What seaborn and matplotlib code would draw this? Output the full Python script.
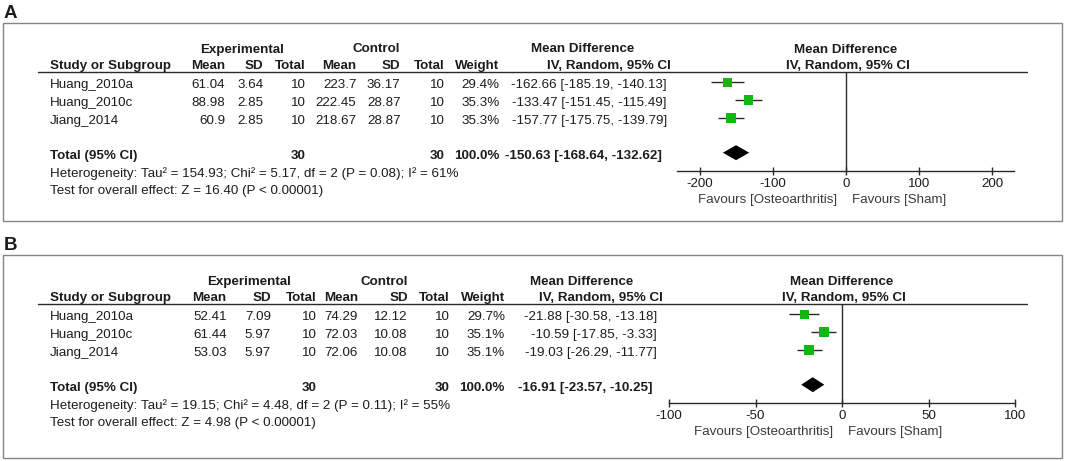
import numpy as np
import seaborn as sns
import matplotlib.pyplot as plt

sns.set_style("white")
plt.rcParams["font.family"] = ["Liberation Sans", "DejaVu Sans"]

W, H = 1065, 461
TXT = "#1c1c1c"
GREEN = "#12b812"
LINE = "#2a2a2a"
FS = 9.6

studies = ["Huang_2010a", "Huang_2010c", "Jiang_2014"]

# panel A
a_exp_mean = [61.04, 88.98, 60.9]
a_exp_sd = [3.64, 2.85, 2.85]
a_exp_n = [10, 10, 10]
a_ctl_mean = [223.7, 222.45, 218.67]
a_ctl_sd = [36.17, 28.87, 28.87]
a_ctl_n = [10, 10, 10]
a_weight = [29.4, 35.3, 35.3]
a_total_weight = 100.0
a_md = [-162.66, -133.47, -157.77]
a_lo = [-185.19, -151.45, -175.75]
a_hi = [-140.13, -115.49, -139.79]
a_total = [-150.63, -168.64, -132.62]
a_het = "Heterogeneity: Tau\u00b2 = 154.93; Chi\u00b2 = 5.17, df = 2 (P = 0.08); I\u00b2 = 61%"
a_test = "Test for overall effect: Z = 16.40 (P < 0.00001)"
a_ticks = [-200, -100, 0, 100, 200]

# panel B
b_exp_mean = [52.41, 61.44, 53.03]
b_exp_sd = [7.09, 5.97, 5.97]
b_exp_n = [10, 10, 10]
b_ctl_mean = [74.29, 72.03, 72.06]
b_ctl_sd = [12.12, 10.08, 10.08]
b_ctl_n = [10, 10, 10]
b_weight = [29.7, 35.1, 35.1]
b_total_weight = 100.0
b_md = [-21.88, -10.59, -19.03]
b_lo = [-30.58, -17.85, -26.29]
b_hi = [-13.18, -3.33, -11.77]
b_total = [-16.91, -23.57, -10.25]
b_het = "Heterogeneity: Tau\u00b2 = 19.15; Chi\u00b2 = 4.48, df = 2 (P = 0.11); I\u00b2 = 55%"
b_test = "Test for overall effect: Z = 4.98 (P < 0.00001)"
b_ticks = [-100, -50, 0, 50, 100]

fig = plt.figure(figsize=(W / 100, H / 100), dpi=100)
bg = fig.add_axes([0, 0, 1, 1])
bg.set_xlim(0, W)
bg.set_ylim(H, 0)
bg.axis("off")


def txt(x, y, s, ha="left", bold=False, size=FS):
    bg.text(x, y, s, ha=ha, va="baseline", fontsize=size, color=TXT,
            fontweight="bold" if bold else "normal")


def draw_panel(label, dy, box_bottom, cols, exp_mean, exp_sd, exp_n, ctl_mean, ctl_sd,
               ctl_n, weight, total_weight, md, lo, hi, total, het, test, ticks,
               ax_px, xlim):
    # frame + panel letter
    bg.add_patch(plt.Rectangle((2.5, 22.7 + dy), 1059.5, box_bottom - 22.7 - dy,
                               fill=False, ec="#858585", lw=1.0))
    txt(4, 17.5 + dy, label, bold=True, size=13.5)

    # headers
    txt(cols["exp_head"], 52.5 + dy, "Experimental", ha="center", bold=True)
    txt(cols["ctl_head"], 52.5 + dy, "Control", ha="center", bold=True)
    txt(cols["md_head"], 52.5 + dy, "Mean Difference", ha="center", bold=True)
    hy = 69 + dy
    txt(49.5, hy, "Study or Subgroup", bold=True)
    for key, name in [("exp_mean", "Mean"), ("exp_sd", "SD"), ("exp_n", "Total"),
                      ("ctl_mean", "Mean"), ("ctl_sd", "SD"), ("ctl_n", "Total"),
                      ("weight", "Weight"), ("iv", "IV, Random, 95% CI")]:
        txt(cols[key], hy, name, ha="right", bold=True)
    bg.plot([38, 1027], [72 + dy, 72 + dy], color=LINE, lw=1.0)

    rows = [82.3 + dy + 18 * i for i in range(len(studies))]
    total_y = 152.7 + dy
    for i, y in enumerate(rows):
        b = y + 6
        txt(49.5, b, studies[i])
        txt(cols["exp_mean"], b, str(exp_mean[i]), ha="right")
        txt(cols["exp_sd"], b, str(exp_sd[i]), ha="right")
        txt(cols["exp_n"], b, str(exp_n[i]), ha="right")
        txt(cols["ctl_mean"], b, str(ctl_mean[i]), ha="right")
        txt(cols["ctl_sd"], b, str(ctl_sd[i]), ha="right")
        txt(cols["ctl_n"], b, str(ctl_n[i]), ha="right")
        txt(cols["weight"], b, f"{weight[i]:.1f}%", ha="right")
        txt(cols["ci"], b, f"{md[i]:.2f} [{lo[i]:.2f}, {hi[i]:.2f}]", ha="right")

    b = total_y + 6
    txt(49.5, b, "Total (95% CI)", bold=True)
    txt(cols["exp_n"], b, str(sum(exp_n)), ha="right", bold=True)
    txt(cols["ctl_n"], b, str(sum(ctl_n)), ha="right", bold=True)
    txt(cols["weight"], b, f"{total_weight:.1f}%", ha="right", bold=True)
    txt(cols["ci_tot"], b, f"{total[0]:.2f} [{total[1]:.2f}, {total[2]:.2f}]",
        ha="right", bold=True)
    txt(49.5, 177.3 + dy, het)
    txt(49.5, 194.4 + dy, test)

    # forest plot
    axis_y = 170.7 + dy
    top_y = 72 + dy
    x0, x1 = ax_px
    ax = fig.add_axes([x0 / W, 1 - axis_y / H, (x1 - x0) / W, (axis_y - top_y) / H])
    ax.patch.set_visible(False)
    ax.set_xlim(*xlim)
    ax.set_ylim(axis_y, top_y)
    ax.axvline(0, color=LINE, lw=1.0, zorder=1)
    ax.hlines(rows, lo, hi, color=LINE, lw=1.0, zorder=2)
    sns.scatterplot(x=md, y=rows, s=[1.4 * w for w in weight], marker="s",
                    color=GREEN, edgecolor="none", ax=ax, legend=False, zorder=3)
    d_h = 7.5
    ax.fill([total[1], total[0], total[2], total[0]],
            [total_y, total_y - d_h, total_y, total_y + d_h],
            color="black", lw=0, zorder=3)

    sns.despine(ax=ax, left=True)
    ax.spines["bottom"].set_color(LINE)
    ax.spines["bottom"].set_linewidth(1.0)
    ax.set_yticks([])
    ax.set_xticks(ticks)
    ax.set_xticklabels([str(t) for t in ticks])
    ax.tick_params(axis="x", bottom=True, direction="inout", length=6, width=1.0,
                   color=LINE, labelsize=FS, labelcolor=TXT, pad=2.5)
    ax.set_xlabel("")
    ax.set_ylabel("")

    ax.annotate("Mean Difference", xy=(0, 1), xycoords=("data", "axes fraction"),
                xytext=(0, 14), textcoords="offset points", ha="center", va="baseline",
                fontsize=FS, fontweight="bold", color=TXT, annotation_clip=False)
    ax.annotate("IV, Random, 95% CI", xy=(0, 1), xycoords=("data", "axes fraction"),
                xytext=(1.5, 2.2), textcoords="offset points", ha="center", va="baseline",
                fontsize=FS, fontweight="bold", color=TXT, annotation_clip=False)
    ax.annotate("Favours [Osteoarthritis]", xy=(0, 0), xycoords=("data", "axes fraction"),
                xytext=(-6.5, -23.4), textcoords="offset points", ha="right", va="baseline",
                fontsize=FS, color="#3a3a3a", annotation_clip=False)
    ax.annotate("Favours [Sham]", xy=(0, 0), xycoords=("data", "axes fraction"),
                xytext=(4.3, -23.4), textcoords="offset points", ha="left", va="baseline",
                fontsize=FS, color="#3a3a3a", annotation_clip=False)


cols_a = dict(exp_mean=225, exp_sd=263.5, exp_n=306, ctl_mean=356.5, ctl_sd=400.5,
              ctl_n=444.5, weight=499.3, ci=667, ci_tot=662, iv=671,
              exp_head=242.5, ctl_head=376, md_head=583)
cols_b = dict(exp_mean=226.7, exp_sd=271, exp_n=316.7, ctl_mean=358, ctl_sd=407.7,
              ctl_n=450, weight=505, ci=657, ci_tot=653, iv=663,
              exp_head=249, ctl_head=384, md_head=582)

draw_panel("A", 0, 221, cols_a, a_exp_mean, a_exp_sd, a_exp_n, a_ctl_mean, a_ctl_sd,
           a_ctl_n, a_weight, a_total_weight, a_md, a_lo, a_hi, a_total, a_het, a_test,
           a_ticks, (677, 1014), (-231.5, 230.1))
draw_panel("B", 232, 458, cols_b, b_exp_mean, b_exp_sd, b_exp_n, b_ctl_mean, b_ctl_sd,
           b_ctl_n, b_weight, b_total_weight, b_md, b_lo, b_hi, b_total, b_het, b_test,
           b_ticks, (669, 1015), (-100, 100))

fig.savefig("out.png", dpi=100)
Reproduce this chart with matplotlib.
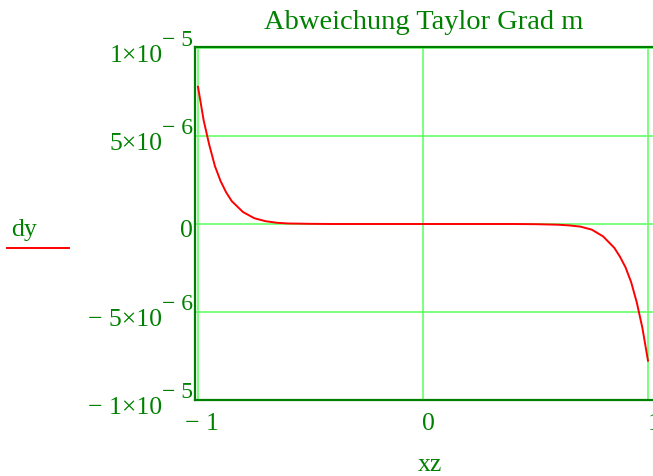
________
■ **Aim**
Return every line above in which the string "matplotlib" occurs.

■ **Task output**
What seaborn and matplotlib code would draw this? Output the full Python script.
import matplotlib.pyplot as plt
Reproduce this chart with matplotlib.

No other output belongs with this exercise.